WASHINGTON — Federal Reserve Chair Jerome Powell on Wednesday defended the ultra-low interest rate policies he has pursued since the pandemic decimated the economy more than 18 months ago.
But he acknowledged inflation has stayed higher for longer than he expected.
At a panel sponsored by the European Central Bank, Powell was asked if the Fed is “overdoing it” with its policy of cutting its short-term interest rate to nearly zero and purchasing $120 billion a month in bonds to lower longer-term rates.
“The historical record is thick with examples of underdoing it,” Powell responded.
Criticism of the Fed’s policies, however, has grown in recent months as inflation has jumped to 30-year highs. The economy’s main challenge, meanwhile, has shifted from weak demand as a result of widespread layoffs, which the Fed can help counter with lower interest rates, to supply shortages, which the Fed can do little about.
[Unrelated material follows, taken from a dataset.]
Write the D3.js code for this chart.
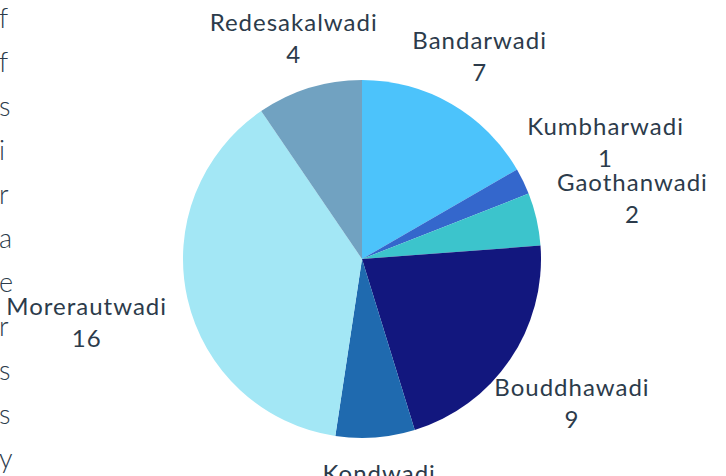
<!DOCTYPE html>
<html>
<head>
<meta charset="utf-8">
<script src="https://cdn.jsdelivr.net/npm/d3@7"></script>
<style>
  html, body { margin: 0; padding: 0; background: #fff; }
  svg { display: block; }
  text { font-family: Lato, "Open Sans", sans-serif; font-weight: 400; fill: #2c3b4b; }
</style>
</head>
<body>
<div id="chart"></div>
<script>
// --- data ---
const villages = ["Bandarwadi", "Kumbharwadi", "Gaothanwadi", "Bouddhawadi", "Kondwadi", "Morerautwadi", "Redesakalwadi"];
const counts = [7, 1, 2, 9, 3, 16, 4];
const sliceColors = ["#4cc3fb", "#3467cc", "#3cc4cc", "#12177e", "#1f6aaf", "#a3e7f5", "#71a2c1"];
// tail ends of a paragraph cut by the left edge
const edgeLetters = ["f", "f", "s", "i", "r", "a", "e", "r", "s", "s", "y"];

const W = 726, H = 476;
const cx = 362, cy = 259, radius = 179;
const labelGap = 200; // distance from centre to nearest edge of label box

const svg = d3.select("#chart").append("svg")
    .attr("width", W)
    .attr("height", H);

svg.append("rect").attr("width", W).attr("height", H).attr("fill", "#fff");

// left edge leftover text
const edgeY = d3.scalePoint().domain(d3.range(edgeLetters.length)).range([28, 468]);
svg.append("g")
    .selectAll("text")
    .data(edgeLetters)
    .join("text")
    .attr("x", -1)
    .attr("y", (d, i) => edgeY(i))
    .style("font-size", "27px")
    .style("font-weight", 300)
    .text(d => d);

// --- pie ---
const data = villages.map((v, i) => ({ name: v, value: counts[i], color: sliceColors[i] }));
const pie = d3.pie().sort(null).value(d => d.value);
const arc = d3.arc().innerRadius(0).outerRadius(radius);
const arcs = pie(data);

const g = svg.append("g").attr("transform", `translate(${cx},${cy})`);

g.selectAll("path")
    .data(arcs)
    .join("path")
    .attr("d", arc)
    .attr("fill", d => d.data.color);

// --- labels (outside end) ---
const lineH = 32;
const labels = g.selectAll("g.lbl")
    .data(arcs)
    .join("g")
    .attr("class", "lbl");

const txt = labels.append("text")
    .attr("text-anchor", "middle")
    .style("font-size", "24px")
    .style("letter-spacing", "1px");
txt.append("tspan").attr("x", 0).attr("y", 0).text(d => d.data.name);
txt.append("tspan").attr("x", 0).attr("y", lineH).text(d => d.data.value);

labels.each(function (d) {
    const b = this.getBBox();
    const mid = (d.startAngle + d.endAngle) / 2;
    const s = Math.sin(mid), c = -Math.cos(mid);
    // distance from box centre to its edge along the ray
    const ex = Math.abs(s) > 1e-6 ? (b.width / 2) / Math.abs(s) : Infinity;
    const ey = Math.abs(c) > 1e-6 ? (b.height / 2) / Math.abs(c) : Infinity;
    const dist = labelGap + Math.min(ex, ey);
    const px = dist * s, py = dist * c;
    // shift so box centre lands on (px, py)
    const bx = b.x + b.width / 2, by = b.y + b.height / 2;
    d3.select(this).attr("transform", `translate(${px - bx},${py - by})`);
});
</script>
</body>
</html>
When consumers began ramping up spending this spring and summer, fueled by stimulus checks, many businesses were caught off guard, and shortages of cars, furniture and electronics quickly materialized. That pushed inflation to 4.2% in July from a year earlier, according to the Fed’s preferred measure.
Powell initially called such inflation “transitory” and said it would fade as the economy reopened further and the supply chain kinks were worked out. In recent comments, however, that description has faded.
Many supply bottlenecks remain, with ships backed up at major West Coast ports. And shortages of chemicals are now pushing up prices for a range of goods from plastics to paint.
Powell said it is “frustrating to see the bottlenecks and supply chain problems not getting better, in fact, at the margin, apparently getting a little bit worse.”
“We see that continuing into next year probably and holding inflation up longer than we had thought,” Powell concluded.
Still, Fed officials forecast that inflation will decline over the next 12 months, to just 2.2% by the end of 2022.
Powell also said that the delta variant of the coronavirus has slowed the U.S. economy and hiring. Job gains in August were about one-quarter the level they had been in June and July.
“It is frustrating to acknowledge that getting people vaccinated and getting delta under control 18 months later still remains the most important economic policy that we have,” he said.